WRITTEN INSTRUCTION
Copy the records that follow exactly as written, but not their pictures.

INFORMATION PROVIDED
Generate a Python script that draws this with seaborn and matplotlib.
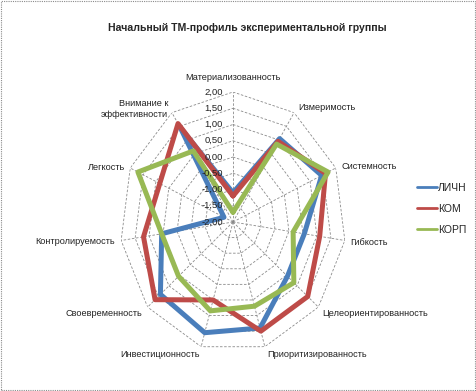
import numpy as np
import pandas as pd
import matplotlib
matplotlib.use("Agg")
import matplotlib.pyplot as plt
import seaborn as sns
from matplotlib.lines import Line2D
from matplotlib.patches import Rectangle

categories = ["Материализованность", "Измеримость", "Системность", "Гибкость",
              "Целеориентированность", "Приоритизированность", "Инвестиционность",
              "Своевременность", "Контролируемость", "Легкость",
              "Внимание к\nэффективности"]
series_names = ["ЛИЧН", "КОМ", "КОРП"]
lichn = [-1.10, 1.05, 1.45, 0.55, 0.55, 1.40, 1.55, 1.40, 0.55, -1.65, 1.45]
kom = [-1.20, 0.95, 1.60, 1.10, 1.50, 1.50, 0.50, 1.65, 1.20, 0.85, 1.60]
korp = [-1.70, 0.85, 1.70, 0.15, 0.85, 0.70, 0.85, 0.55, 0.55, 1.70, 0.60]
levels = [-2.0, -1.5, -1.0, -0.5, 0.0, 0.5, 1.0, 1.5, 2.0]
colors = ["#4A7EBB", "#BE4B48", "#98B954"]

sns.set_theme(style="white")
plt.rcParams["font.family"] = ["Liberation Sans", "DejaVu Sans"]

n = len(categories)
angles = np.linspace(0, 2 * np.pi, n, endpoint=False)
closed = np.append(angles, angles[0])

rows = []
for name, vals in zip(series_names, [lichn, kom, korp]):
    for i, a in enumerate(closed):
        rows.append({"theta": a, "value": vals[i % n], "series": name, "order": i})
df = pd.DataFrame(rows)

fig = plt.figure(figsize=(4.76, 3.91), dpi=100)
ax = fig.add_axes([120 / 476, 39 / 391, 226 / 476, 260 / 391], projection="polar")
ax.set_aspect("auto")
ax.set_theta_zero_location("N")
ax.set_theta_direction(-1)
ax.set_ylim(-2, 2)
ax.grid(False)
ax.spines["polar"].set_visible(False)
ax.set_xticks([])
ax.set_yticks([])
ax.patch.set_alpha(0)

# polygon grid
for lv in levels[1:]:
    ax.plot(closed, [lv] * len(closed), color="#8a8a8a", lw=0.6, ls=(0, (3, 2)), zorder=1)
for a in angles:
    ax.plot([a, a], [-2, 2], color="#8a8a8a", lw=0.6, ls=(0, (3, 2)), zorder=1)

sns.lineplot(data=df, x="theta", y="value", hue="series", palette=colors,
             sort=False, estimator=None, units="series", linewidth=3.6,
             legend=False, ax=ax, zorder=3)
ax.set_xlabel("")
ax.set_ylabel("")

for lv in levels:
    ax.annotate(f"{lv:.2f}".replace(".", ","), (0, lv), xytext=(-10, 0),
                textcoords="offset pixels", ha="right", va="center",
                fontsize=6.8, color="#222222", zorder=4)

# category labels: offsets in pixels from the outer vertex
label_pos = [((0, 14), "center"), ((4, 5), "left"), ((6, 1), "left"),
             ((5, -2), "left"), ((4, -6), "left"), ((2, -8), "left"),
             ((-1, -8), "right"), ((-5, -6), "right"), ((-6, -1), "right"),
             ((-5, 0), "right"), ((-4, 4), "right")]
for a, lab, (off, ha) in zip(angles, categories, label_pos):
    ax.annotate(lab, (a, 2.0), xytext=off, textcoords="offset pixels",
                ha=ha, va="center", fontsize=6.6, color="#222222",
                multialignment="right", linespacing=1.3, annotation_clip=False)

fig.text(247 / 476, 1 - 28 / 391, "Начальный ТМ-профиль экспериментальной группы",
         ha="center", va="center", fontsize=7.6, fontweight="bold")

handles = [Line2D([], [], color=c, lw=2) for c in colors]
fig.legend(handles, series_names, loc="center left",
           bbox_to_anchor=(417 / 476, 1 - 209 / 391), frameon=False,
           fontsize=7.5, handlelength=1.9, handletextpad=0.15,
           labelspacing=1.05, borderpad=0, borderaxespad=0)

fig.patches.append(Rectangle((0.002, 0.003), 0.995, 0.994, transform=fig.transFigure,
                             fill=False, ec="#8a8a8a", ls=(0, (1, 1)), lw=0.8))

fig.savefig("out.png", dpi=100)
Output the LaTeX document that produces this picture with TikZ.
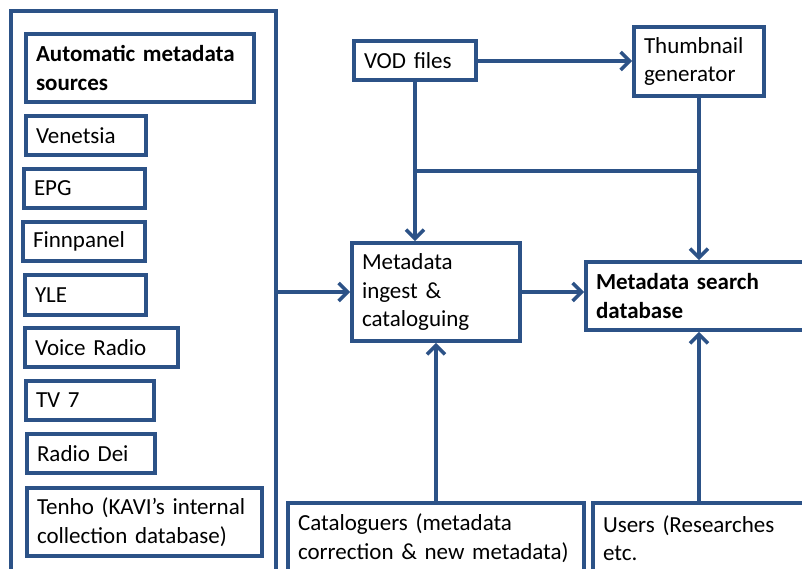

PROBLEM SOLUTION
Generate a Python script that draws this with seaborn and matplotlib.
import numpy as np
import pandas as pd
import matplotlib
matplotlib.use("Agg")
import matplotlib.pyplot as plt
import seaborn as sns
from matplotlib.lines import Line2D
from matplotlib.patches import Rectangle

categories = ["Материализованность", "Измеримость", "Системность", "Гибкость",
              "Целеориентированность", "Приоритизированность", "Инвестиционность",
              "Своевременность", "Контролируемость", "Легкость",
              "Внимание к\nэффективности"]
series_names = ["ЛИЧН", "КОМ", "КОРП"]
lichn = [-1.10, 1.05, 1.45, 0.55, 0.55, 1.40, 1.55, 1.40, 0.55, -1.65, 1.45]
kom = [-1.20, 0.95, 1.60, 1.10, 1.50, 1.50, 0.50, 1.65, 1.20, 0.85, 1.60]
korp = [-1.70, 0.85, 1.70, 0.15, 0.85, 0.70, 0.85, 0.55, 0.55, 1.70, 0.60]
levels = [-2.0, -1.5, -1.0, -0.5, 0.0, 0.5, 1.0, 1.5, 2.0]
colors = ["#4A7EBB", "#BE4B48", "#98B954"]

sns.set_theme(style="white")
plt.rcParams["font.family"] = ["Liberation Sans", "DejaVu Sans"]

n = len(categories)
angles = np.linspace(0, 2 * np.pi, n, endpoint=False)
closed = np.append(angles, angles[0])

rows = []
for name, vals in zip(series_names, [lichn, kom, korp]):
    for i, a in enumerate(closed):
        rows.append({"theta": a, "value": vals[i % n], "series": name, "order": i})
df = pd.DataFrame(rows)

fig = plt.figure(figsize=(4.76, 3.91), dpi=100)
ax = fig.add_axes([120 / 476, 39 / 391, 226 / 476, 260 / 391], projection="polar")
ax.set_aspect("auto")
ax.set_theta_zero_location("N")
ax.set_theta_direction(-1)
ax.set_ylim(-2, 2)
ax.grid(False)
ax.spines["polar"].set_visible(False)
ax.set_xticks([])
ax.set_yticks([])
ax.patch.set_alpha(0)

# polygon grid
for lv in levels[1:]:
    ax.plot(closed, [lv] * len(closed), color="#8a8a8a", lw=0.6, ls=(0, (3, 2)), zorder=1)
for a in angles:
    ax.plot([a, a], [-2, 2], color="#8a8a8a", lw=0.6, ls=(0, (3, 2)), zorder=1)

sns.lineplot(data=df, x="theta", y="value", hue="series", palette=colors,
             sort=False, estimator=None, units="series", linewidth=3.6,
             legend=False, ax=ax, zorder=3)
ax.set_xlabel("")
ax.set_ylabel("")

for lv in levels:
    ax.annotate(f"{lv:.2f}".replace(".", ","), (0, lv), xytext=(-10, 0),
                textcoords="offset pixels", ha="right", va="center",
                fontsize=6.8, color="#222222", zorder=4)

# category labels: offsets in pixels from the outer vertex
label_pos = [((0, 14), "center"), ((4, 5), "left"), ((6, 1), "left"),
             ((5, -2), "left"), ((4, -6), "left"), ((2, -8), "left"),
             ((-1, -8), "right"), ((-5, -6), "right"), ((-6, -1), "right"),
             ((-5, 0), "right"), ((-4, 4), "right")]
for a, lab, (off, ha) in zip(angles, categories, label_pos):
    ax.annotate(lab, (a, 2.0), xytext=off, textcoords="offset pixels",
                ha=ha, va="center", fontsize=6.6, color="#222222",
                multialignment="right", linespacing=1.3, annotation_clip=False)

fig.text(247 / 476, 1 - 28 / 391, "Начальный ТМ-профиль экспериментальной группы",
         ha="center", va="center", fontsize=7.6, fontweight="bold")

handles = [Line2D([], [], color=c, lw=2) for c in colors]
fig.legend(handles, series_names, loc="center left",
           bbox_to_anchor=(417 / 476, 1 - 209 / 391), frameon=False,
           fontsize=7.5, handlelength=1.9, handletextpad=0.15,
           labelspacing=1.05, borderpad=0, borderaxespad=0)

fig.patches.append(Rectangle((0.002, 0.003), 0.995, 0.994, transform=fig.transFigure,
                             fill=False, ec="#8a8a8a", ls=(0, (1, 1)), lw=0.8))

fig.savefig("out.png", dpi=100)
Output the LaTeX document that produces this picture with TikZ.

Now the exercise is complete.